DOMRADIO.DE: Was sagen Sie einem Menschen, der sagt, mir reicht es jetzt, ich trete aus der Kirche aus?

Bogner: Ich würde ihm sagen, halte einen Moment inne, überlege, ob es nicht noch andere Möglichkeiten gibt, trete erst mal innerlich aus dem Organisationsmodell - also wie deine Glaubensgemeinschaft die Religion verwaltet - aus, aber trete noch nicht formal juristisch aus, denn, wenn du ausgetreten bist, bist du draußen und hast auch die Mitwirkungsrechte verwirkt.
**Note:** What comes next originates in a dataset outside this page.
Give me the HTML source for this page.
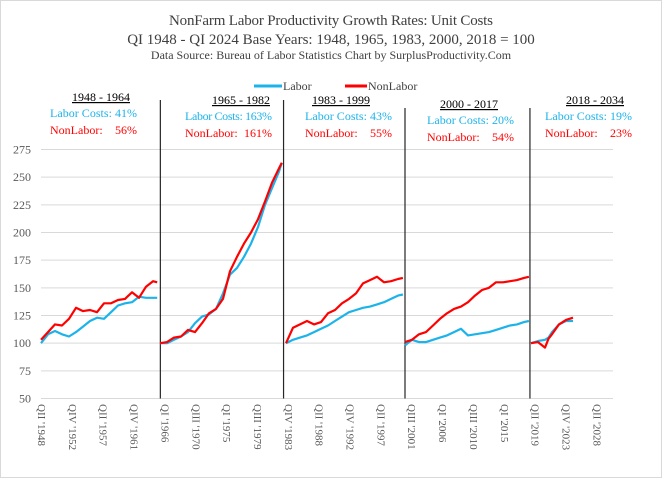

Schau doch, ob es nicht, wenn du formal drin bleibst, andere wirkungsvolle Schritte und Zeichen gibt, um deinen Glauben in der Kirche zu leben.

Und das kann bedeuten, ich suche danach, wie ich einen Schritt zur Seite machen kann, einen Ausfallschritt, indem ich die mir angebotenen traditionellen Rollen, die diese Institution mir gibt, nicht einnehme, sondern sie verlasse. Das kann heißen, dass ich als Frau, die zu einer Laienpredigt eingeladen wird, weil man ausgebildete Theologin ist, darauf bestehe, dass diese Predigt auch am Ort der Predigt, im Ablauf der Eucharistiefeier stattfindet und nicht zu Beginn, wie das mancherorts noch geschieht. Das kann heißen, dass ich als Pastoralreferentin mich zusammenschließe mit meinem Berufsverband und sage: bestimmte Rollenzuweisungen im dienstlichen Miteinander akzeptieren wir nicht mehr. Das kann heißen, dass ich als Priester, der auch in eine bestimmte Rolle gezwängt wird, die ich mit meiner Berufung gar nicht ursprünglich gewählt habe, scheinbar immer folgsam und gehorsam gegenüber meinem Dienstherrn, dem Bischof, dass ich diese Rolle hinterfrage und thematisiere.

Das kann vieles heißen und ist je nach Rolle spezifisch und muss dort beantwortet werden. Aber es wäre generell die Überlegung: Kann ich aus meiner Rolle, die mir angeboten wird, vom Selbstverständnis der Institution einen Schritt zur Seite machen, diese Rolle in einer Art pastoralen Ungehorsam zumindest zeitweise verlassen und damit ein wirkungsvolles Zeichen setzen, dass ich einerseits am Glauben Interesse habe, ihn leben möchte als Gemeinschaft, als Kirche, aber andererseits mit der Art und Weise, wie dies bisher geschieht, zutiefst nicht einverstanden bin und ein Interesse habe, das weiterzuentwickeln.

Das Interview führte Johannes Schröer.